I am not going to exclude anything, but you will not find Frontline Ltd. in a situation where we have put 50% of our exposure on time charter because that is not really what our investors are after, we believe. If you asked me this in September 2022 regarding sanctions and the dark fleet, I would have said it would be an immediate bearish proposition, but so much time has passed. If the Russian barrel becomes a compliant barrel, you will probably get half of the capacity back into the compliant fold on the shipping side, but the other half will actually be disqualified basically due to age, and this is the same for servicing the Iranian oil. There are a lot of ships, yes, but these are ships that were supposed to be recycled years ago basically due to age, so very few of them are actually going to come back into compliant trade.

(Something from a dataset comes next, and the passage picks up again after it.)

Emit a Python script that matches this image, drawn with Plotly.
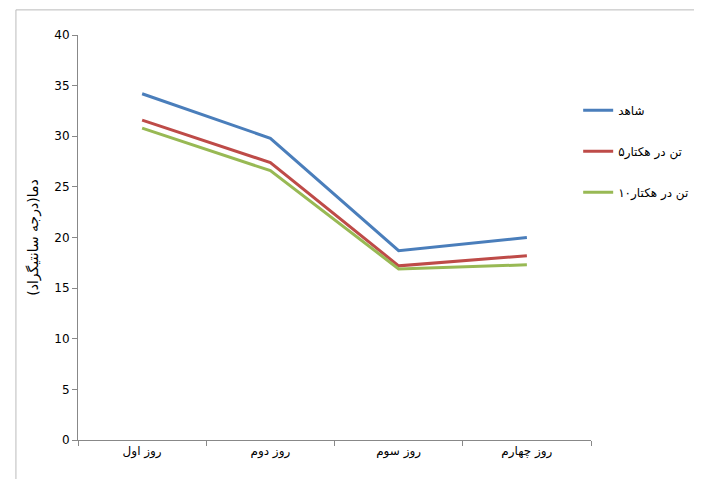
import plotly.graph_objects as go

days = ['روز اول', 'روز دوم', 'روز سوم', 'روز چهارم']
control = [34.2, 29.8, 18.7, 20.0]
five_t = [31.6, 27.4, 17.2, 18.2]
ten_t = [30.8, 26.6, 16.9, 17.3]

names = ['شاهد', '۵تن در هکتار', '۱۰تن در هکتار']
colors = ['#4a7ebb', '#be4b48', '#98b954']

fig = go.Figure()
for i, (name, vals, col) in enumerate(zip(names, [control, five_t, ten_t], colors)):
    fig.add_trace(go.Scatter(x=days, y=vals, mode='lines', name=name,
                             legendgroup=str(i),
                             line=dict(color=col, width=3)))

fig.update_layout(
    width=702, height=479,
    paper_bgcolor='white', plot_bgcolor='white',
    margin=dict(l=70, r=119, t=27, b=47),
    font=dict(family='DejaVu Sans', size=12, color='black'),
    legend=dict(x=0.975, y=0.85, xanchor='left', yanchor='top',
                font=dict(size=12), tracegroupgap=22),
    shapes=[dict(type='rect', xref='paper', yref='paper', x0=-0.121, x1=1.224,
                 y0=-0.101, y1=1.062, line=dict(color='#bbbbbb', width=1))],
)
fig.update_xaxes(showline=True, linecolor='#888888', ticks='outside',
                 tickcolor='#888888', ticklen=5, showgrid=False,
                 tickson='boundaries', range=[-0.5, 3.5])
fig.update_yaxes(range=[0, 40], dtick=5, showline=True, linecolor='#888888',
                 ticks='outside', tickcolor='#888888', ticklen=5, showgrid=False,
                 zeroline=False, title=dict(text='دما(درجه سانتیگراد)', standoff=12))

fig.write_html("out.html")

Also, the scrutiny in the compliant market on a ship’s history is extremely tough, so it is not very easy to whitewash a tanker that has been involved in illicit trades. One point I need to make: we have actually seen this before when sanctions were eased towards Iran in 2016. They have a national tanker company, NITC, and any part of a sanctions-lifting solution will also involve nationally controlled shipping companies. For Russia, that would be Sovcomflot and potentially others. But again, just analyzing those fleets, age is the problem. So, actually, we would welcome these molecules into the compliant fold. As for leverage, our intention is to stay levered because for every share you buy in Frontline Ltd., you get a 1.4 ship exposure equivalent basically due to our leverage.
We still believe that is the model. Obviously, I cannot rule anything out, but we have no inclination to delever apart from what actually happens when you pay down debt. The point of cash is actually going to you.
Devon Sangoy: Okay. Congratulations, and all the best for the future.
Lars Barstad: Thanks very much.
Operator: Thank you. Dear participants, just a quick reminder, if you would like to ask a question. Dear speakers, there are no further questions for today. I would now like to hand the conference over to your speaker, Lars Barstad, for any closing remarks.
Lars Barstad: Thank you very much for listening in, and I hope you are as excited as I am about what the future is going to bring. I think it is the tanker market’s turn now, so let us enjoy the ride. Thank you very much.
Operator: This concludes today’s conference call. Thank you for participating. You may now all disconnect. Have a nice day.